Inspiration for The Beatles’ ‘Strawberry Fields Forever’ will open as a tourist attraction

LIVERPOOL, England — Since The Beatles wrote “Strawberry Fields Forever” in 1967, fans have peered through red metal gates at the former Salvation Army children’s home in Liverpool that inspired the song.

Now the grounds and gardens forever enshrined in John Lennon’s classic will be open to the public, starting Saturday.

The building has been turned into a visitor’s center that will have an interactive exhibition on Lennon’s early life, as well as providing training for young adults with learning disabilities.

Lennon, who lived nearby when he was a child, had a personal link to the site.

Since The Beatles wrote “Strawberry Fields Forever” in 1967, fans have peered through red metal gates at the former Salvation Army children’s home in Liverpool that inspired the song.

“John Lennon found sanctuary here as a child and that’s exactly what we want to offer by opening the Strawberry Field gates for good,” Salvation Army Territorial Commander Commissioner Anthony Cotterill said.

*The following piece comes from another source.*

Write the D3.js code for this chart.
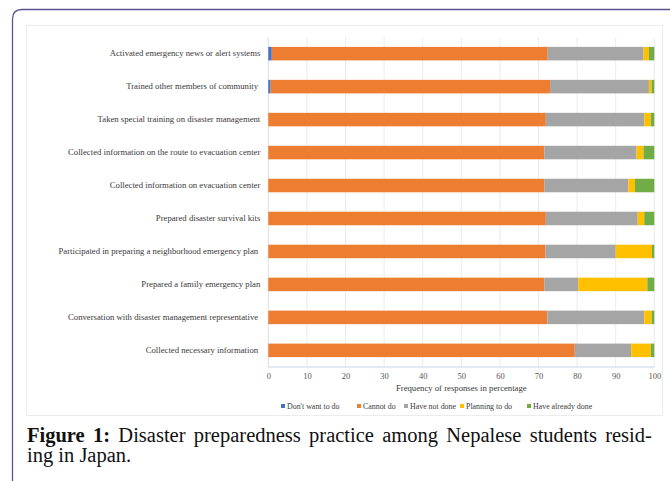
<!DOCTYPE html>
<html>
<head>
<meta charset="utf-8">
<script src="https://cdn.jsdelivr.net/npm/d3@7"></script>
<style>
  body { margin: 0; background: #fff; }
  svg { display: block; }
</style>
</head>
<body>
<script>
// data (percent of responses)
var categories = [
    'Activated emergency news or alert systems',
    'Trained other members of community ',
    'Taken special training on disaster management',
    'Collected information on the route to evacuation center',
    'Collected information on evacuation center',
    'Prepared disaster survival kits',
    'Participated in preparing a neighborhood emergency plan ',
    'Prepared a family emergency plan',
    'Conversation with disaster management representative ',
    'Collected necessary information '
];
var seriesNames = ["Don't want to do", 'Cannot do', 'Have not done', 'Planning to do', 'Have already done'];
var dontWant = [0.9, 0.6, 0, 0, 0, 0, 0, 0, 0, 0];
var cannotDo = [71.5, 72.4, 71.9, 71.5, 71.5, 71.9, 71.8, 71.5, 72.3, 79.4];
var notDone = [24.8, 25.6, 25.5, 23.9, 21.8, 23.8, 18.2, 8.8, 25.1, 14.6];
var planning = [1.4, 0.7, 1.7, 1.8, 1.7, 1.7, 9.4, 17.9, 1.9, 5.1];
var alreadyDone = [1.4, 0.7, 0.9, 2.8, 5.0, 2.6, 0.6, 1.8, 0.7, 0.9];
var xTicks = [0, 10, 20, 30, 40, 50, 60, 70, 80, 90, 100];

var colors = ['#4472C4', '#ED7D31', '#A5A5A5', '#FFC000', '#70AD47'];

window.document.addEventListener('DOMContentLoaded', init, false);

var svg;

function init() {
    svg = d3.select('body').append('svg')
        .attr('width', 670)
        .attr('height', 481);

    drawFrame();
    drawChart();
    drawLegend();
    drawCaption();
}

function drawFrame() {
    // page frame with rounded corner
    svg.append('path')
        .attr('d', 'M12.5,481 L12.5,19 Q12.5,9.5 22,9.5 L670,9.5')
        .attr('fill', 'none')
        .attr('stroke', '#5b5391')
        .attr('stroke-width', 1.3);

    // chart box
    svg.append('rect')
        .attr('x', 26.5)
        .attr('y', 25.5)
        .attr('width', 636)
        .attr('height', 390)
        .attr('fill', '#fff')
        .attr('stroke', '#ececec');
}

function drawChart() {
    var rows = categories.map(function (c, i) {
        return {
            name: c,
            "Don't want to do": dontWant[i],
            'Cannot do': cannotDo[i],
            'Have not done': notDone[i],
            'Planning to do': planning[i],
            'Have already done': alreadyDone[i]
        };
    });

    var x = d3.scaleLinear().domain([0, 100]).range([268.3, 654.3]);
    var y = d3.scaleBand().domain(categories).range([37, 367]).paddingInner(0.59).paddingOuter(0.3);

    var g = svg.append('g');

    // vertical gridlines
    g.selectAll('.grid')
        .data(xTicks)
        .enter().append('line')
        .attr('x1', function (d) { return x(d); })
        .attr('x2', function (d) { return x(d); })
        .attr('y1', 37)
        .attr('y2', 367)
        .attr('stroke', function (d) { return d === 0 ? '#d4d4d4' : '#e6e6e6'; })
        .attr('stroke-width', 0.8);

    var stack = d3.stack().keys(seriesNames)(rows);

    g.selectAll('.series')
        .data(stack)
        .enter().append('g')
        .attr('fill', function (d, i) { return colors[i]; })
        .selectAll('rect')
        .data(function (d) { return d; })
        .enter().append('rect')
        .attr('x', function (d) { return x(d[0]); })
        .attr('width', function (d) { return Math.max(0, x(d[1]) - x(d[0])); })
        .attr('y', function (d) { return y(d.data.name); })
        .attr('height', y.bandwidth());

    // bottom axis line
    g.append('line')
        .attr('x1', x(0))
        .attr('x2', x(100))
        .attr('y1', 367)
        .attr('y2', 367)
        .attr('stroke', '#c6d6ec')
        .attr('stroke-width', 1.2);

    // x tick labels
    var xAxis = d3.axisBottom(x).tickValues(xTicks).tickSize(0).tickPadding(6);
    var ax = g.append('g')
        .attr('transform', 'translate(0,367)')
        .call(xAxis);
    ax.select('.domain').remove();
    ax.selectAll('text')
        .attr('font-family', 'Liberation Serif, serif')
        .attr('font-size', 8.5)
        .attr('fill', '#555');

    // category labels
    var yAxis = d3.axisLeft(y).tickSize(0).tickPadding(8);
    var ay = g.append('g')
        .attr('transform', 'translate(' + x(0) + ',0)')
        .call(yAxis);
    ay.select('.domain').remove();
    ay.selectAll('text')
        .attr('font-family', 'Liberation Serif, serif')
        .attr('font-size', 8.7)
        .attr('fill', '#3a3a3a')
        .style('white-space', 'pre');

    // axis title
    svg.append('text')
        .attr('x', (x(0) + x(100)) / 2)
        .attr('y', 391)
        .attr('text-anchor', 'middle')
        .attr('font-family', 'Liberation Serif, serif')
        .attr('font-size', 8.7)
        .attr('fill', '#3a3a3a')
        .text('Frequency of responses in percentage');
}

function drawLegend() {
    var legendX = [281, 357, 404, 460, 527];
    var item = svg.append('g')
        .selectAll('g')
        .data(seriesNames)
        .enter().append('g')
        .attr('transform', function (d, i) { return 'translate(' + legendX[i] + ',406)'; });

    item.append('rect')
        .attr('x', 0)
        .attr('y', -2)
        .attr('width', 4)
        .attr('height', 4)
        .attr('fill', function (d, i) { return colors[i]; });

    item.append('text')
        .attr('x', 6)
        .attr('y', 2.8)
        .attr('font-family', 'Liberation Serif, serif')
        .attr('font-size', 7.9)
        .attr('fill', '#3a3a3a')
        .text(function (d) { return d; });
}

function drawCaption() {
    var line1 = svg.append('text')
        .attr('x', 27)
        .attr('y', 442)
        .attr('font-family', 'Liberation Serif, Times New Roman, serif')
        .attr('font-size', 20.5)
        .attr('fill', '#111');
    line1.append('tspan').attr('font-weight', 'bold').text('Figure 1:');
    line1.append('tspan').text(' Disaster preparedness practice among Nepalese students resid-');

    // justify the first line by widening the word gaps
    var natural = line1.node().getComputedTextLength();
    var gaps = 9;
    var extra = Math.max(0, (628 - natural) / gaps);
    line1.attr('word-spacing', extra);

    svg.append('text')
        .attr('x', 27)
        .attr('y', 462)
        .attr('font-family', 'Liberation Serif, Times New Roman, serif')
        .attr('font-size', 20.5)
        .attr('fill', '#111')
        .text('ing in Japan.');
}
</script>
</body>
</html>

Lennon used to play during garden parties that took place each summer on Strawberry Field’s grounds.

The site’s old Victorian house was torn down in 1973 and replaced by a modern building, which was shut down for good in 2005.

“I’ve been really impressed by The Salvation Army’s vision and now there is huge potential to make a real change in the lives of young people who will grow in the precious soil of Strawberry Field,” Julia Baird, Lennon’s sister, said in a Salvation Army press release.

Around 60,000 visitors gather outside the red gates every year, according to the BBC.